Una bala perdida viajó trescientos metros, ingresó a la casa donde descansaba Claudia Rosa Fajardo, trabajadora doméstica y madre de cuatro hijos, y le quitó la vida. La víctima no podría ser más inocente. Estaba sentada en la cama, con la vista fija en el televisor, cuando la bala atravesó una pared de fibrocemento y se le incrustó en la cabeza.
La policía presume que la bala salió de una subametralladora AK-47, disparada en el sector de Los Cuadros, Guadalupe, conocido como El Matadero. En ese sitio, los agentes hallaron medio centenar de casquillos de AK-47, varios de calibre 38 y otros de 9 milímetros, prueba de un feroz enfrentamiento entre pandillas.
La tragedia tiene precedentes, algunos a causa de la delincuencia y otros nacidos de la imprudencia. La bala baja a la misma velocidad que la disparó el cañón, dice Gustavo Mata, subdirector del Organismo de Investigación Judicial. Un disparo al aire, o sin dirección, solo es inofensivo si lo guía la suerte.
Sea por imprudencia o por razones ligadas con el delito, las balas perdidas son manifestación de un problema mayor. Por un lado, la ciudadanía se arma a golpe de tambor con la ilusión de estar más protegida y segura. Por otro, la Policía no logra retirar de las calles el armamento ilegal, sea por su calibre y características, por falta de inscripción o por la inexistencia del permiso para portarlo.
Las largas filas en la oficina gubernamental encargada de conceder las licencias dan testimonio de nuestra carrera armamentista. Ahora, el Estado ofrece acelerar el trámite con uso del Gobierno Digital.
El sistema ofrece la ventaja de llevar registros más precisos y controlar requisitos como los exámenes de aptitud mental encargados a los psicólogos. Nada se le puede criticar a una iniciativa inspirada en fines tan deseables, amén de la disminución de la tramitología. Sin embargo, la demanda de permisos es, en sí misma, preocupante.
El país debe decidir si se conforma con llevar mejores registros o si se aboca a desincentivar la posesión de armas, sin dejar de inscribir y controlar las que resulten estrictamente necesarias.
Desde luego, el peor de los escenarios es el de las armas no inscritas en poder de los delincuentes. Ningún registro o requisito impedirá su existencia. Solo la persecución policial y los más certeros castigos para quienes sean sorprendidos con armas ilegales en su poder contribuirán a reducir el nefasto inventario del hampa.
Pero las armas en manos de los delincuentes son un mal pretexto para permitir su masiva inscripción a nombre de ciudadanos respetuosos de la ley. La razón se encuentra en las estadísticas. La probabilidad de salir herido en un asalto aumenta exponencialmente cuando la víctima se resiste con un arma en la mano.

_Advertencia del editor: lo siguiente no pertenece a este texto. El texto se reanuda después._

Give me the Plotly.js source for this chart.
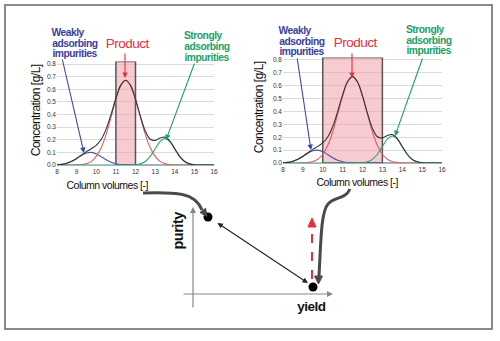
<!DOCTYPE html>
<html><head><meta charset="utf-8">
<script src="https://cdn.plot.ly/plotly-3.0.1.min.js"></script>
<style>html,body{margin:0;padding:0;background:#fff}#c{width:500px;height:341px}#c svg text.annotation-text{letter-spacing:-0.5px}</style>
</head><body><div id="c"></div>
<script>
// ---- data ----
const columnVolumes = [8,8.25,8.5,8.75,9,9.25,9.5,9.75,10,10.25,10.5,10.75,11,11.25,11.5,11.75,12,12.25,12.5,12.75,13,13.25,13.5,13.75,14,14.25,14.5,14.75,15,15.25,15.5,15.75,16];
const weakImpurity = [0.002,0.005,0.014,0.029,0.051,0.076,0.095,0.1,0.088,0.066,0.041,0.022,0.01,0.004,0.001,0,0,0,0,0,0,0,0,0,0,0,0,0,0,0,0,0,0];
const product = [0,0,0,0,0.001,0.004,0.011,0.029,0.068,0.136,0.241,0.377,0.519,0.629,0.67,0.629,0.519,0.377,0.241,0.136,0.068,0.029,0.011,0.004,0.001,0,0,0,0,0,0,0,0];
const strongImpurity = [0,0,0,0,0,0,0,0,0,0,0,0,0,0,0,0,0.002,0.009,0.028,0.068,0.127,0.185,0.21,0.185,0.127,0.068,0.028,0.009,0.002,0,0,0,0];
const total = [0.002,0.005,0.014,0.029,0.052,0.08,0.106,0.129,0.156,0.202,0.282,0.399,0.529,0.633,0.671,0.629,0.521,0.386,0.269,0.204,0.195,0.214,0.221,0.189,0.128,0.068,0.028,0.009,0.002,0,0,0,0];
const xTicks = [8,9,10,11,12,13,14,15,16];
const yTicks = [0,0.1,0.2,0.3,0.4,0.5,0.6,0.7,0.8];
const cutLeft = [11,12];   // narrow product pool
const cutRight = [10,13];  // wide product pool
const yieldVals = [0.107, 0.857];
const purityVals = [0.885, 0.08];

// ---- helpers ----
const W=500,H=341;
const px=x=>x/W, py=y=>1-y/H;
function pathPx(parts){
  let out='',isX=true;
  for(const p of parts){
    if(typeof p==='string'){out+=p+' ';isX=true;}
    else{out+=(isX?px(p):py(p)).toFixed(5)+(isX?',':' ');isX=!isX;}
  }
  return out.trim();
}
const FONT='"Liberation Sans",Arial,sans-serif';
const cBlue='#3b3f98', cRed='#e2303e', cGreen='#1f9e68';

function curves(xa,ya){
  const mk=(y,c,w)=>({x:columnVolumes,y:y,xaxis:xa,yaxis:ya,mode:'lines',line:{color:c,width:w,shape:'spline'},hoverinfo:'skip'});
  return [mk(weakImpurity,'#4a55a8',1.1),mk(product,'#e06066',1.1),mk(strongImpurity,'#2aa574',1.1),mk(total,'#333',1.1)];
}
const traces=[...curves('x','y'),...curves('x2','y2'),
  {x:yieldVals,y:purityVals,xaxis:'x3',yaxis:'y3',mode:'markers',marker:{color:'#000',size:9},hoverinfo:'skip'}];

function xax(dom,anchor){return {domain:dom,anchor:anchor,range:[8,16],tickvals:xTicks,ticks:'',showgrid:false,zeroline:false,
  showline:true,linecolor:'#9fb8b0',linewidth:1,tickfont:{family:FONT,size:6.5,color:'#333'},fixedrange:true};}
function yax(dom,anchor){return {domain:dom,anchor:anchor,range:[0,0.82],tickvals:yTicks,tickformat:'.1f',ticks:'',showgrid:true,
  gridcolor:'#dadada',gridwidth:1,zeroline:false,showline:false,tickfont:{family:FONT,size:6.5,color:'#333'},fixedrange:true};}

const layout={width:W,height:H,margin:{l:0,r:0,t:0,b:0},paper_bgcolor:'#fff',plot_bgcolor:'rgba(0,0,0,0)',showlegend:false,
  xaxis:xax([px(57),px(214)],'y'),
  yaxis:yax([py(165),py(61.5)],'x'),
  xaxis2:xax([px(283),px(442)],'y2'),
  yaxis2:yax([py(163),py(57.4)],'x2'),
  xaxis3:{domain:[px(193),px(333)],anchor:'y3',range:[0,1],visible:false,fixedrange:true},
  yaxis3:{domain:[py(294),py(207)],anchor:'x3',range:[0,1],visible:false,fixedrange:true},
  shapes:[],annotations:[]};

const S=layout.shapes, A=layout.annotations;
// outer frame
S.push({type:'rect',xref:'paper',yref:'paper',x0:px(5),x1:px(492),y0:py(329),y1:py(5),line:{color:'#8a8a8a',width:2}});
// product pool boxes
S.push({type:'rect',xref:'x',yref:'y',x0:cutLeft[0],x1:cutLeft[1],y0:0,y1:0.82,layer:'between',fillcolor:'rgba(240,160,170,0.55)',line:{color:'#555',width:1.5}});
S.push({type:'rect',xref:'x2',yref:'y2',x0:cutRight[0],x1:cutRight[1],y0:0,y1:0.82,layer:'between',fillcolor:'rgba(240,160,170,0.55)',line:{color:'#555',width:1.5}});
// gray connector curves
S.push({type:'path',xref:'paper',yref:'paper',path:pathPx(['M',143,193,'C',175,192,195,192,202,210]),line:{color:'#4a4a4a',width:3}});
S.push({type:'path',xref:'paper',yref:'paper',path:pathPx(['M',200,212.5,'L',207,216.5,'L',205.6,208.3,'Z']),fillcolor:'#4a4a4a',line:{color:'#4a4a4a',width:1}});
S.push({type:'path',xref:'paper',yref:'paper',path:pathPx(['M',350,189,'C',345,200,335,196,328,204,'C',321,212,321,240,319,276]),line:{color:'#4a4a4a',width:3}});
S.push({type:'path',xref:'paper',yref:'paper',path:pathPx(['M',314.5,276,'L',318.5,284,'L',322.5,276,'Z']),fillcolor:'#4a4a4a',line:{color:'#4a4a4a',width:1}});
// red dashed arrow
S.push({type:'line',xref:'paper',yref:'paper',x0:px(312),x1:px(312),y0:py(279),y1:py(227),line:{color:'#e2303e',width:2,dash:'dash'}});
S.push({type:'path',xref:'paper',yref:'paper',path:pathPx(['M',308,227,'L',312,218,'L',316,227,'Z']),fillcolor:'#e2303e',line:{color:'#e2303e',width:1}});

// text helpers
function txt(t,x,y,opts){A.push(Object.assign({text:t,xref:'paper',yref:'paper',x:px(x),y:py(y),showarrow:false,xanchor:'left',yanchor:'middle',borderpad:0,
  font:{family:FONT,size:11,color:'#000'}},opts||{}));}
function arr(tipX,tipY,tailX,tailY,color){A.push({text:'',xref:'paper',yref:'paper',x:px(tipX),y:py(tipY),ax:tailX-tipX,ay:tailY-tipY,
  showarrow:true,arrowhead:2,arrowsize:1,arrowwidth:1.1,arrowcolor:color});}

const lblFont=c=>({family:FONT,size:10.3,color:c,weight:'bold'});
// left chart labels
['Weakly','adsorbing','impurities'].forEach((t,i)=>txt(t,49,32+i*11,{font:lblFont(cBlue)}));
['Strongly','adsorbing','impurities'].forEach((t,i)=>txt(t,181,35+i*11.5,{font:lblFont(cGreen)}));
txt('Product',127,43,{xanchor:'center',font:{family:FONT,size:13.5,color:cRed}});
arr(84,153,62,58,'#3b48a0'); arr(125,78,125,52,cRed); arr(166,140,195,62,cGreen);
txt('Concentration [g/L]',36,111,{xanchor:'center',textangle:-90,font:{family:FONT,size:12,color:'#111'}});
txt('Column volumes [-]',107,185,{xanchor:'center',font:{family:FONT,size:10.5,color:'#111'}});
// right chart labels
['Weakly','adsorbing','impurities'].forEach((t,i)=>txt(t,276,30+i*11,{font:lblFont(cBlue)}));
['Strongly','adsorbing','impurities'].forEach((t,i)=>txt(t,403,29+i*11,{font:lblFont(cGreen)}));
txt('Product',355,42,{xanchor:'center',font:{family:FONT,size:13.5,color:cRed}});
arr(311,150,297,57,'#3b48a0'); arr(352,78,352,52,cRed); arr(395,136,423,57,cGreen);
txt('Concentration [g/L]',259,108,{xanchor:'center',textangle:-90,font:{family:FONT,size:12,color:'#111'}});
txt('Column volumes [-]',357,182,{xanchor:'center',font:{family:FONT,size:10.5,color:'#111'}});

// purity / yield schematic axes
A.push({text:'',xref:'paper',yref:'paper',x:px(333),y:py(294),ax:182-333,ay:0,showarrow:true,arrowhead:2,arrowwidth:1.2,arrowcolor:'#888'});
A.push({text:'',xref:'paper',yref:'paper',x:px(193),y:py(207),ax:0,ay:309-207,showarrow:true,arrowhead:2,arrowwidth:1.2,arrowcolor:'#888'});
txt('purity',178,231,{xanchor:'center',textangle:-90,font:{family:FONT,size:14.5,color:'#111',weight:'bold'}});
txt('yield',311,306,{xanchor:'center',font:{family:FONT,size:13.5,color:'#111',weight:'bold'}});
// trade-off double arrow between the two operating points
A.push({text:'',xref:'x3',yref:'y3',axref:'x3',ayref:'y3',x:0.821,y:0.126,ax:0.164,ay:0.828,showarrow:true,arrowhead:2,startarrowhead:2,arrowside:'end+start',arrowwidth:1.1,arrowcolor:'#222'});

Plotly.newPlot('c',traces,layout,{staticPlot:true,displayModeBar:false});
</script></body></html>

La presencia del arma en el guardarropa o en una gaveta de la mesita de noche es origen y causa de gran cantidad de homicidios, muchos de ellos con niños como víctimas o accidentales autores.
El papel de las armas en los homicidios pasionales o cometidos en estado de emoción violenta apenas necesita mención. El hombre atribulado por problemas de la vida cotidiana se enfurece con el vecino por el ruido de una fiesta o la reparación del carro, le reclama, recibe una contestación irritante e ingresa a la casa en busca de un revólver cuya ubicación tiene demasiado clara.
En cualquier calle, un accidente sin importancia, o la más banal de las discusiones, deja a un hombre sin vida, a su familia en duelo y al victimario hundido en el arrepentimiento. ¿Cuánto daría el homicida de José Alonso Romero Picado, chofer del ministro de la Presidencia, por no haber tenido un arma a su alcance el jueves 19 de setiembre? La discusión no debió pasar a tanto, ni siquiera cuando la víctima se bajó del auto y golpeó a su victimario, quien le pitaba por habérsele atravesado.
Costa Rica debe repensar la política de venta, posesión y portación de armas. No debemos ser un país de balas perdidas y tampoco una sociedad armada al punto de la temeridad.